[Start]

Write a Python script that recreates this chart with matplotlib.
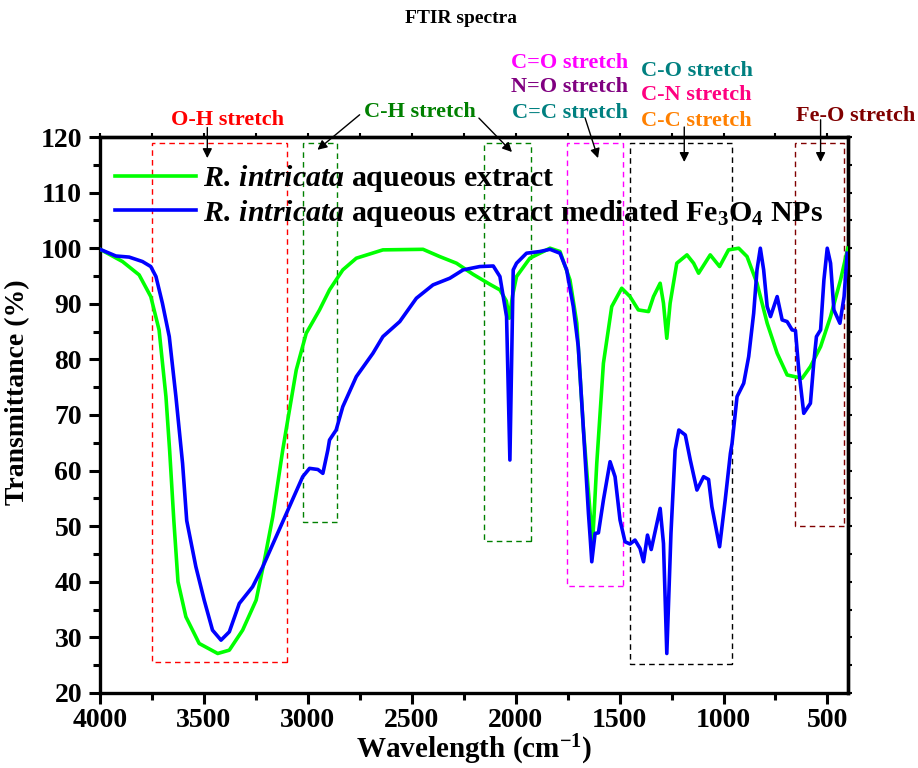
import numpy as np
import matplotlib
matplotlib.use('Agg')
import matplotlib.pyplot as plt
from matplotlib.patches import Rectangle
from matplotlib.ticker import MultipleLocator

plt.rcParams['font.family'] = ['Liberation Serif', 'DejaVu Serif']
plt.rcParams['font.weight'] = 'bold'
plt.rcParams['mathtext.fontset'] = 'custom'
plt.rcParams['mathtext.rm'] = 'Liberation Serif:bold'
plt.rcParams['mathtext.it'] = 'Liberation Serif:italic:bold'
plt.rcParams['mathtext.bf'] = 'Liberation Serif:bold'

# ============================================================================
# spectra (wavenumber in cm-1, transmittance in %)
extract_wn = [4000, 3892, 3812, 3756, 3716, 3683, 3665, 3645, 3625, 3587, 3523,
              3434, 3378, 3314, 3249, 3209, 3169, 3121, 3105, 3056, 3008, 2944,
              2896, 2832, 2767, 2639, 2446, 2366, 2285, 2205, 2124, 2076, 2045,
              2031, 2015, 1996, 1932, 1835, 1787, 1739, 1706, 1674, 1642, 1630,
              1610, 1578, 1538, 1490, 1450, 1410, 1361, 1337, 1305, 1289, 1273,
              1257, 1225, 1176, 1144, 1120, 1064, 1019, 976, 927, 887, 839, 790,
              742, 694, 622, 582, 533, 485, 437, 402]
extract_T = [99.8, 97.6, 95.2, 91.3, 85.3, 73.3, 63.5, 51.0, 40.0, 33.7, 28.9,
             27.1, 27.7, 31.3, 36.7, 43.9, 51.7, 63.7, 67.3, 78.1, 84.7, 88.9,
             92.5, 96.1, 98.2, 99.7, 99.8, 98.5, 97.3, 95.3, 93.5, 92.5, 90.5,
             87.4, 91.5, 94.9, 98.2, 100.0, 99.4, 94.3, 86.5, 67.3, 52.4, 47.0,
             61.3, 79.3, 89.5, 92.8, 91.3, 88.9, 88.6, 91.3, 93.7, 90.1, 83.8,
             90.1, 97.3, 98.8, 97.3, 95.5, 98.8, 96.7, 99.7, 100.0, 98.5, 93.7,
             86.5, 81.1, 77.2, 76.6, 78.7, 82.3, 87.7, 94.3, 100.0]

nps_wn = [4000, 3924, 3860, 3796, 3756, 3731, 3700, 3667, 3635, 3603, 3583,
          3539, 3499, 3459, 3418, 3378, 3330, 3266, 3217, 3153, 3089, 3025,
          2992, 2952, 2928, 2904, 2896, 2864, 2832, 2767, 2687, 2639, 2558,
          2478, 2398, 2317, 2253, 2173, 2108, 2076, 2044, 2028, 2012, 1996,
          1948, 1884, 1835, 1787, 1755, 1723, 1699, 1674, 1650, 1642, 1634,
          1618, 1602, 1578, 1546, 1522, 1498, 1474, 1450, 1426, 1402, 1385,
          1366, 1348, 1305, 1289, 1273, 1253, 1233, 1215, 1184, 1160, 1128,
          1096, 1072, 1056, 1019, 992, 967, 959, 935, 903, 879, 855, 839, 823,
          807, 790, 774, 742, 718, 694, 670, 654, 638, 614, 582, 566, 553, 533,
          517, 501, 485, 469, 440, 420, 405]
nps_T = [99.8, 98.6, 98.4, 97.6, 96.7, 94.9, 90.1, 84.1, 73.3, 61.3, 51.0,
         42.7, 36.7, 31.3, 29.5, 31.0, 36.1, 39.1, 42.7, 48.1, 53.5, 58.9,
         60.4, 60.2, 59.5, 63.7, 65.5, 67.3, 71.5, 76.9, 81.1, 84.1, 86.8,
         91.0, 93.4, 94.6, 96.1, 96.7, 96.8, 94.9, 87.7, 61.9, 96.1, 97.3,
         99.1, 99.4, 99.8, 99.1, 96.1, 89.5, 82.3, 67.3, 52.3, 48.1, 43.6,
         48.7, 48.8, 54.7, 61.6, 58.9, 51.1, 47.2, 46.8, 47.5, 46.0, 43.6,
         48.4, 45.8, 53.2, 46.9, 27.1, 48.7, 63.7, 67.3, 66.4, 61.9, 56.5,
         58.9, 58.4, 53.5, 46.3, 54.7, 63.1, 64.9, 73.3, 75.7, 80.5, 88.3, 96.1,
         100.0, 96.1, 89.5, 87.7, 91.3, 87.1, 86.8, 85.3, 85.2, 78.1, 70.3,
         72.1, 79.3, 84.1, 85.3, 94.3, 100.0, 97.3, 88.9, 86.5, 91.3, 99.1]

labels = [r'$\mathit{R.\,intricata}$ aqueous extract',
          r'$\mathit{R.\,intricata}$ aqueous extract mediated Fe$_3$O$_4$ NPs']

# band regions: (wn_left, wn_right, T_bottom, T_top, colour)
regions = [(3750, 3100, 25.5, 119, '#FF0000'),
           (3025, 2862, 50.8, 119, '#008000'),
           (2152, 1928, 47.4, 119, '#008000'),
           (1752, 1482, 39.2, 119, '#FF00FF'),
           (1448, 958, 25.2, 119, '#000000'),
           (657, 418, 50.1, 119, '#800000')]

# ============================================================================
fig = plt.figure(figsize=(9.18, 7.68), dpi=100)
ax = fig.add_axes([0.109, 0.0977, 0.815, 0.7239])

ax.plot(extract_wn, extract_T, color='#00FF00', lw=2.6, label=labels[0], zorder=3)
ax.plot(nps_wn, nps_T, color='#0000FF', lw=2.6, label=labels[1], zorder=4)

for x0, x1, y0, y1, c in regions:
    ax.add_patch(Rectangle((x1, y0), x0 - x1, y1 - y0, fill=False,
                           edgecolor=c, lw=1.0, ls=(0, (4, 3)), zorder=2))

# band labels + arrows
def label(txt, col, x, y, size=16):
    ax.text(x, y, txt, color=col, fontsize=size, fontweight='bold',
            ha='center', va='center', clip_on=False)

def arrow(x0, y0, x1, y1):
    ax.annotate('', xy=(x1, y1), xytext=(x0, y0), annotation_clip=False,
                arrowprops=dict(arrowstyle='-|>', color='k', lw=1.0,
                                mutation_scale=14, shrinkA=0, shrinkB=0))

label('O-H stretch', '#FF0000', 3388, 123.1)
arrow(3484, 121.7, 3484, 116.2)
label('C-H stretch', '#008000', 2462, 124.5)
arrow(2751, 124.0, 2954, 117.7)
arrow(2177, 123.4, 2018, 117.3)
label('C=O stretch', '#FF00FF', 1739, 133.3)
label('N=O stretch', '#800080', 1739, 129.0)
label('C=C stretch', '#008080', 1739, 124.3)
arrow(1666, 123.4, 1604, 116.2)
label('C-O stretch', '#008080', 1129, 131.9)
label('C-N stretch', '#FF0080', 1129, 127.6)
label('C-C stretch', '#FF8000', 1129, 122.9)
arrow(1189, 121.8, 1189, 115.5)
label('Fe-O stretch', '#800000', 364, 123.8)
arrow(533, 123.1, 533, 115.5)

ax.set_xlim(4000, 400)
ax.set_ylim(20, 120)
ax.xaxis.set_major_locator(MultipleLocator(500))
ax.xaxis.set_minor_locator(MultipleLocator(250))
ax.yaxis.set_major_locator(MultipleLocator(10))
ax.yaxis.set_minor_locator(MultipleLocator(5))
ax.tick_params(which='both', direction='out', width=2.2, labelsize=20)
ax.tick_params(which='major', length=8, pad=5)
ax.tick_params(axis='x', which='major', pad=3)
ax.tick_params(which='minor', length=5)
for lab in ax.get_xticklabels() + ax.get_yticklabels():
    lab.set_fontweight('bold')
for s in ax.spines.values():
    s.set_linewidth(2.4)

# small mirrored ticks on top and right
top = ax.secondary_xaxis('top')
right = ax.secondary_yaxis('right')
top.xaxis.set_major_locator(MultipleLocator(250))
right.yaxis.set_major_locator(MultipleLocator(5))
for sec in (top, right):
    sec.tick_params(which='both', direction='out', length=3, width=1.5,
                    labeltop=False, labelright=False)
    for s in sec.spines.values():
        s.set_linewidth(2.4)

ax.set_xlabel(r'Wavelength (cm$^{-1}$)', fontsize=21, fontweight='bold', labelpad=0)
ax.set_ylabel('Transmittance (%)', fontsize=20, fontweight='bold')
ax.yaxis.set_label_coords(-0.094, 0.541)
fig.text(0.502, 0.976, 'FTIR spectra', fontsize=14, fontweight='bold',
         ha='center', va='center')

ax.legend(loc='upper left', bbox_to_anchor=(0.02, 0.953), frameon=False,
          handlelength=2.7, handletextpad=0.25, labelspacing=0.12,
          borderaxespad=0.0, borderpad=0.0,
          prop={'weight': 'bold', 'size': 21.5})

fig.savefig('out.png', dpi=100)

[End]

**GIVEN PROBLEM**. Skip the pictures and restate exactly the lines from the beginning of the listing to the line with "from matplotlib.ticker import MultipleLocator", that line included.

**ANSWER BELOW**.
Write a Python script that recreates this chart with matplotlib.
import numpy as np
import matplotlib
matplotlib.use('Agg')
import matplotlib.pyplot as plt
from matplotlib.patches import Rectangle
from matplotlib.ticker import MultipleLocator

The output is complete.